A new state grant seeks to start up makerspaces across the state and a University of Wyoming program is spearheading the effort.
Makerspaces are places where anyone can gain access to creative technology that they otherwise wouldn't be able to afford or use; the spaces are, however, geared towards students. The technology can include everything from sewing machines to 3D printers to advanced woodshop tools.
The University of Wyoming's Innovation Wyrkshop has run a large makerspace on campus for a few years now. Now, a $175,000 grant from the state's Department of Workforce Services will help them launch five new mini-makerspaces in communities across Wyoming with a special focus on providing opportunities for young adults with disabilities.

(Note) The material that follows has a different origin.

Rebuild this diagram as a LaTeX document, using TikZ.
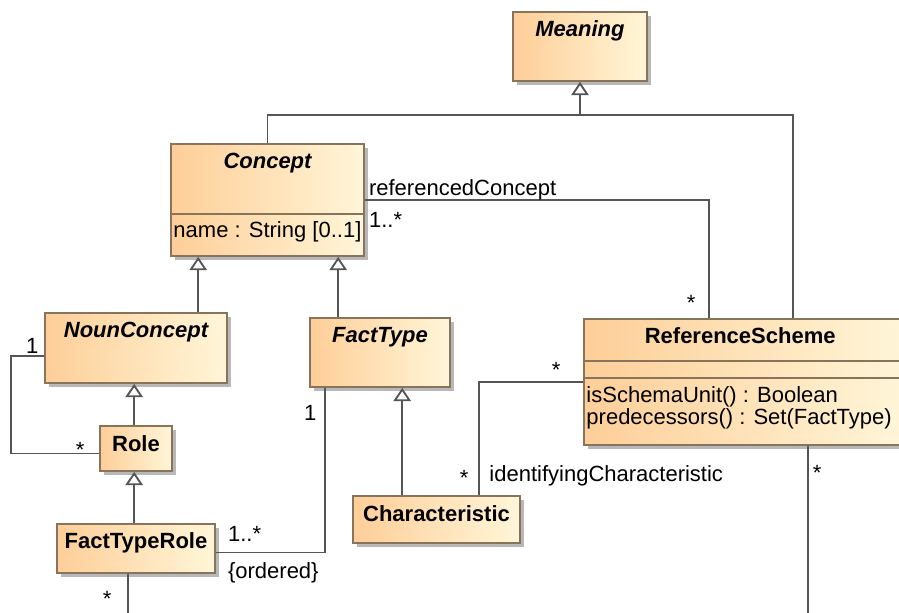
\documentclass[tikz,border=0pt]{standalone}
\usepackage{fontspec}
\setmainfont{Liberation Sans}
\usetikzlibrary{arrows.meta, positioning, fit, calc, shadows}

\definecolor{clsdark}{RGB}{254,206,152}
\definecolor{clslight}{RGB}{255,246,216}
\definecolor{clsedge}{RGB}{135,116,90}
\definecolor{linegray}{RGB}{85,85,85}

\begin{document}
\begin{tikzpicture}[
  x=0.75pt, y=-0.75pt,
  font=\fontsize{16.5}{20}\selectfont,
  %--- class boxes ---
  umlclass/.style={
    draw=clsedge, line width=1.2pt,
    left color=clsdark, right color=clslight,
    rectangle, inner sep=0pt,
    drop shadow={shadow xshift=3pt, shadow yshift=-3pt, fill=black, opacity=0.28}
  },
  clsname/.style={font=\fontsize{16.5}{20}\selectfont\bfseries, inner sep=0pt, anchor=base},
  absname/.style={clsname, font=\fontsize{16.5}{20}\selectfont\bfseries\itshape},
  member/.style={inner sep=0pt, anchor=base west},
  divider/.style={draw=clsedge, line width=1.2pt},
  %--- connectors ---
  assoc/.style={draw=linegray, line width=1.4pt},
  gen/.style={assoc, -{Triangle[open, fill=white, length=10pt, width=13pt]}},
  mult/.style={inner sep=0pt, anchor=base},
  endname/.style={inner sep=0pt, anchor=base west}
]
\useasboundingbox (0,0) rectangle (899,612);

%------------------------------------------------------------------
%  Classes
%------------------------------------------------------------------
\node[umlclass, fit={(513,12) (647,81)}]    (meaning)   {};
\node[umlclass, fit={(171,144) (364,256)}]  (concept)   {};
\node[umlclass, fit={(45,313) (227,383)}]   (nouncon)   {};
\node[umlclass, fit={(310,318) (450,387)}]  (facttype)  {};
\node[umlclass, fit={(100,426) (172,471)}]  (role)      {};
\node[umlclass, fit={(57,524) (215,573)}]   (ftrole)    {};
\node[umlclass, fit={(353,496) (520,543)}]  (charac)    {};
\node[umlclass, fit={(584,319) (906,445)}]  (refscheme) {};

\node[absname] (meaning-name)   at ($(meaning.north)+(0,25)$)   {Meaning};
\node[absname] (concept-name)   at ($(concept.north)+(0,25)$)   {Concept};
\node[absname] (nouncon-name)   at ($(nouncon.north)+(0,25)$)   {NounConcept};
\node[absname] (facttype-name)  at ($(facttype.north)+(0,25)$)  {FactType};
\node[clsname] (role-name)      at ($(role.north)+(0,26)$)      {Role};
\node[clsname] (ftrole-name)    at ($(ftrole.north)+(0,25)$)    {FactTypeRole};
\node[clsname] (charac-name)    at ($(charac.north)+(0,26)$)    {Characteristic};
\node[clsname] (refscheme-name) at ($(refscheme.north west)+(157,25)$) {ReferenceScheme};

% compartments
\draw[divider] ($(concept.south west)+(0,-43)$) -- ($(concept.south east)+(0,-43)$);
\node[member] (concept-attr) at ($(concept.south west)+(3,-19)$) {name : String [0..1]};

\draw[divider] ($(refscheme.north west)+(0,43)$) -- ($(refscheme.north east)+(0,43)$);
\draw[divider] ($(refscheme.north west)+(0,60)$) -- ($(refscheme.north east)+(0,60)$);
\node[member] (refscheme-op1) at ($(refscheme.north west)+(3,84)$)  {isSchemaUnit() : Boolean};
\node[member] (refscheme-op2) at ($(refscheme.north west)+(3,106)$) {predecessors() : Set(FactType)};

%------------------------------------------------------------------
%  Generalizations
%------------------------------------------------------------------
\coordinate (genjoin) at ($(meaning.south)+(0,33)$);
\draw[gen]   (concept.north) |- (genjoin) -- (meaning.south);
\draw[assoc] ($(refscheme.north west)+(210,0)$) |- (genjoin);

\draw[gen] ($(nouncon.north west)+(154,0)$) -- ($(concept.south west)+(28,0)$);
\draw[gen] ($(facttype.north west)+(29,0)$) -- ($(concept.south west)+(168,0)$);
\draw[gen] ($(role.north west)+(35,0)$)     -- ($(nouncon.south west)+(90,0)$);
\draw[gen] ($(ftrole.north west)+(78,0)$)   -- ($(role.south west)+(35,0)$);
\draw[gen] ($(charac.north west)+(50,0)$)   -- ($(facttype.south west)+(93,0)$);

%------------------------------------------------------------------
%  Associations
%------------------------------------------------------------------
% referencedConcept
\draw[assoc] (concept.east) -| ($(refscheme.north west)+(126,0)$);
\node[endname] (refcon-role) at ($(concept.east)+(4,-5)$)  {referencedConcept};
\node[endname] (refcon-m1)   at ($(concept.east)+(4,27)$)  {1..*};
\node[mult]    (refcon-m2)   at ($(refscheme.north west)+(108,-8)$) {*};

% NounConcept -- Role
\draw[assoc] ($(nouncon.west)+(0,8)$) -- ++(-33,0) |- ($(role.west)+(0,5)$);
\node[mult] (noun-m1) at ($(nouncon.west)+(-12,5)$) {1};
\node[mult] (noun-m2) at ($(role.west)+(-19,9)$)    {*};

% FactTypeRole -- FactType
\draw[assoc] ($(ftrole.east)+(0,4)$) -| ($(facttype.south west)+(16,0)$);
\node[endname] (ftr-m1)  at ($(ftrole.east)+(12,-7)$) {1..*};
\node[endname] (ftr-ord) at ($(ftrole.east)+(12,30)$) {\{ordered\}};
\node[mult]    (ftr-m2)  at ($(facttype.south west)+(1,33)$) {1};

% identifyingCharacteristic
\draw[assoc] ($(charac.north west)+(127,0)$) |- (refscheme.west);
\node[mult]    (idc-m1)   at ($(charac.north west)+(112,-10)$) {*};
\node[endname] (idc-role) at ($(charac.north west)+(137,-14)$) {identifyingCharacteristic};
\node[mult]    (idc-m2)   at ($(refscheme.north west)+(-27,59)$) {*};

% ends running off below
\coordinate (ftout) at (128,620);
\coordinate (rsout) at (808,620);
\draw[assoc] (ftrole.south -| ftout) -- (ftout);
\draw[assoc] (refscheme.south -| rsout) -- (rsout);
\node[mult] (ftout-m) at ($(ftrole.south west)+(51,33)$)    {*};
\node[mult] (rsout-m) at ($(refscheme.south west)+(234,35)$) {*};

\end{tikzpicture}
\end{document}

Tyler Kerr, Innovation Wyrkshop Makerspace Coordinator, said the new spaces will serve as crucial skill-building centers for a changing world.
"The tech here is not going away," he said. "It's only becoming more common across industries. These sorts of tools are useful across the board, so we've got to equip as many people as possible with these tools."
The grant will be divided between purchasing equipment and providing stipends for teachers and for students gaining employable skills in the makerspaces.
Kerr said they are currently working on choosing those communities. He added the Innovation Wyrkshop has developed an extensive training program for students and others, and is prepared to do the heavy lifting for getting the space up and running.
"The idea is for a space, or a location, that hasn't ever had a makerspace in the past, this is exactly the toolkit that they need to get started," Kerr said.